In lieu of FATHER'S DAY!!!
I don't know what has gotten into me, but just felt like writing it anyway.
My father's name is Kamir Bin Kayat.
Also known as Pak Kamir. hehex
He is a father of 5.
A Prison Officer, SSGT Kamir... woooohhh
I've always admire my Dad.
Eversince i was a toddler, i see my Dad as my Hero
DAD>HERO
He's been there for me.
He was my INSPIRATION.
He inspired me the first time i saw him in his Uniform.
I'm awed by his smart look.
Since then, i've had this ambition of becoming a Police Officer. And it still is.
(In a way, i'm so called carrying on the Police legacy in my family.)
I wanted to look as smart as him.
I wanted to be as disciplined as him.
I wanted to be as responsible as him.
I feel like becoming Him. Though excluding the gender, but to me, he is everything to me that is PERFECT. I want to be as PERFECT as Him.
He is so all-reliable man.
He cooks, he cleans, he sews, he does carpentery and the list goes on and on.
Sometimes i wonder, how was he brought up?
I could remember once when the four of us got Chicken-pox.
Dad, use to bathe us.
He would apply the lotions for us... Those were the memories.
And every night he would make sure that we were all asleep.
And we would always seat in between his kain while he's asleep on the sofa, it was like our very own playground slide.
Eventhough, he is always working different shifts now and then.
And we hardly spend time with him.
Furthermore, there was very rare opportunity that he could show that he cared for us, however deep in our hearts we knew it wasn't necessary for him to obviously show us that he cares.
That's because he show his care through inobvious ways.
The reason he goes to work everyday and never complaint.
The reason that he makes sure every one of us salam him whenever he goes to work.
The reason that he would make phone calls during his break and asked whether we've eaten yet.
The reason why, he always asked where we were going to.
The reason why, he always remind us not to stay out too long.
The reason why, he called everytime we were not back by 8.30pm.
The reason and the reason and the reason...

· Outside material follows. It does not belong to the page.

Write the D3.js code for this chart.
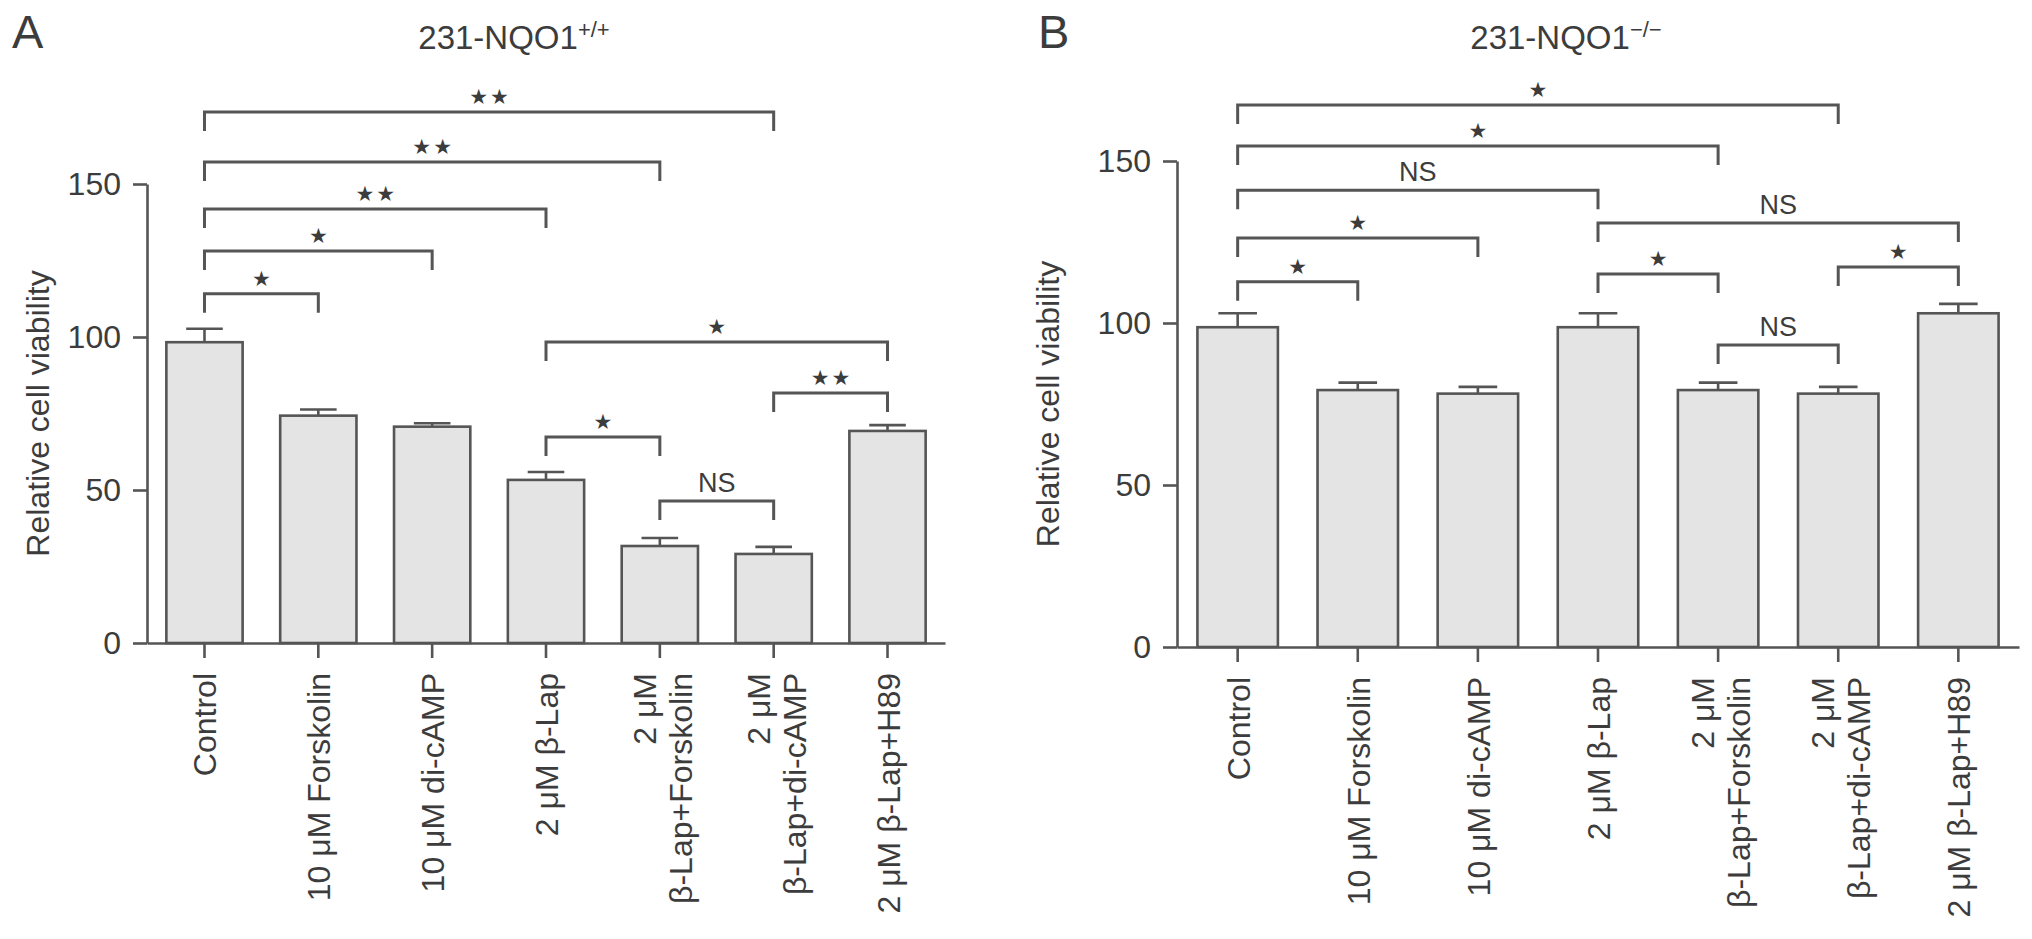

And every morning i would see him asleep on the sofa snoring... and thought to myself... Poor dad must have been very tired, from working night shifts. How could i ever repay?
Whenever we ask him this question, he would simply reply with "Belajar rajin-rajin, dapat kerja yang gaji besar dan jangan lupa diri."
Everytime, i hear this, i'm determined to do so. With that, i could shower him with love and more!!!
And he was the reason why i wanted to excel in my studies and NPCC.
As a daughter, i feel like it's a duty for the children to make their parents proud.
To witness their children, up on stage to receive an award is every parent's dream.
And to me as long as my father's name is announced after mine. I feel like i've done him proud.
It didn't matter to me that my name was announced but his name was, it makes a whole lot of difference. Nur Khairiah Bte Kamir.
In fact, i was irritated the first time i received my Npcc name tag and it didn't have his name plus, they spelt my name wrongly. Arrghh, so i had to make a new one with his name. I believe my brothers and sisters felt the same way too!
And everytime, i came back home with an award. I wanted to make sure that he acknowledged it. You may say, i bragged about it too!
I get very nervous if my academic results weren't good, expecting him to scold but he didn't. He just say, next time try to improve. And i was comfortable with that.
What more can i say? My dad was the first man i came to recognise. Most of all
I'M PROUD OF MY DAD!!!.
I've came to realise that i could probably write a book about him.
And for that, i want to wish my DAD, HAPPY PAPA DAY!!
Even millions of words can't explain my gratitude to him.
Some day, i'll find time to get photos of him.